Rentner aus Rissen klagt: Auto schluckt viel mehr Treibstoff als angegeben

An den 14.November vergangenen Jahres kann sich Ulf Witt aus Hamburg-Rissen noch sehr gut erinnern. Stolz wie Bolle sei er damals gewesen. Es war jener Tag, an dem sich der Rentner seinen Wunsch-Pkw zugelegt hatte: einen Mercedes C 200 CGI BlueEfficiency, Baujahr 2011 mit knapp 30.000Kilometern Laufleistung. Drinnen alles vom Feinsten, Lederausstattung, beheizbare Vordersitze, sämtliche Extras. „Eigentlich ein Traumauto“, sagt Witt, der schon seit über 25Jahren auf die Marke mit dem Stern schwört.

Doch aus dem Traum ist inzwischen ein Trauma geworden. „Ich war immer zufrieden, aber jetzt bin ich maßlos bedient“, so der 71-Jährige. Er ärgert sich über hohe Verbrauchswerte, die nach eigenen Messungen zwischen 20 und 60Prozent über den Normangaben des Herstellers liegen und ihm satte Mehrkosten bescheren. Mit seinem Frust ist er nicht allein. „Bei uns melden sich viele Autofahrer, die gleiche Erfahrungen gemacht haben“, sagt Christian Schäfer vom ADAC Hansa in Hamburg.
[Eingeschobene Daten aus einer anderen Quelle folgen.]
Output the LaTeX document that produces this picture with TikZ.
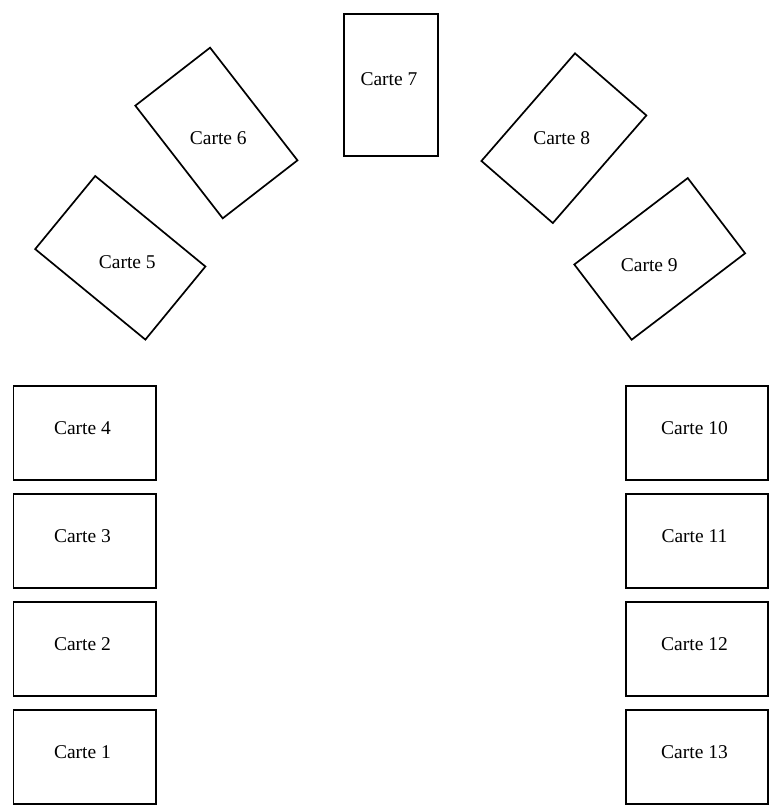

Es gibt zahlreiche Praxistests, zum Beispiel vom ADAC und der Fachzeitschrift „Auto Bild“, die eine klare Botschaft vermitteln: Wer sich einen neuen Pkw anschafft, sollte sich nicht auf die Verbrauchsangaben der Automobilhersteller verlassen, denn im Alltag liegen diese Werte deutlich höher. Laut der neuesten Studie der Forschungsorganisation International Council of Clean Transportation (ICCT) beträgt die Diskrepanz im Schnitt 25Prozent. Vor zehn Jahren waren es nur zehn Prozent.

Das kann Witt bestätigen. Seit der ehemalige kaufmännische Angestellte motorisiert unterwegs ist, prüft er den angegebenen und tatsächlichen Verbrauch seiner Fahrzeuge. „Früher war das ein bisschen mehr, aber nicht in dieser Größenordnung.“ Was ihn verwundert: Auf seinen aktuellen Testfahrten über Land, Autobahn und im Stadtverkehr war er weder mit einem Bleifuß unterwegs, noch hatte er Spritfresser wie die Klimaanlage angeschaltet. „Und dann ist man trotzdem locker 20Prozent drüber“, klagt er.

Grund allen Übels ist der Neue Europäische Fahrzyklus (NEFZ). Seit 1996 liegt dieser standardisierte Test den Herstellerangaben zugrunde und garantiert durch ein genormtes Messverfahren auf dem Rollenprüfstand vergleichbare und reproduzierbare Ergebnisse. Mit der Realität haben diese jedoch wenig zu tun. Denn im Alltag beeinflussen auch Faktoren wie das Wetter und beispielsweise Kaltstarts den Verbrauch des Autos. Nicht zu vergessen das Temperament des Fahrers. Das Problem: Beim NEFZ werden Kurzstrecken mit häufigen Kaltstarts ebenso wenig abgebildet wie Fahrten bei Hitze und Kälte oder Autobahnfahrten mit höherem Tempo.

Hinzu kommt, dass die Fahrzeuge laut Schäfer nach NEFZ-Standard entwickelt werden. Um die Werte noch weiter zu drücken, bedienen sich die Hersteller legaler Tricks, die ethisch jedoch bedenklich sind. So kommen Leichtlaufreifen zum Einsatz, und es werden spezielle Schmiermittel verwendet. Sogar die Spalten an Motorhaube oder Scheinwerfern werden abgeklebt, um den Roll- und Luftwiderstand zu verringern.

Ulf Witt hat die Lust an seinem Mercedes inzwischen verloren und will ihn zurückgeben. „Mir wurden dort komplett falsche Verbrauchswerte genannt. Und als ich den Mangel moniert habe, wurde ich sehr schlecht behandelt. Das geht schon in Richtung Betrug“, regt er sich auf. Deshalb hat er dank seiner Rechtsschutzversicherung einen Anwalt eingeschaltet.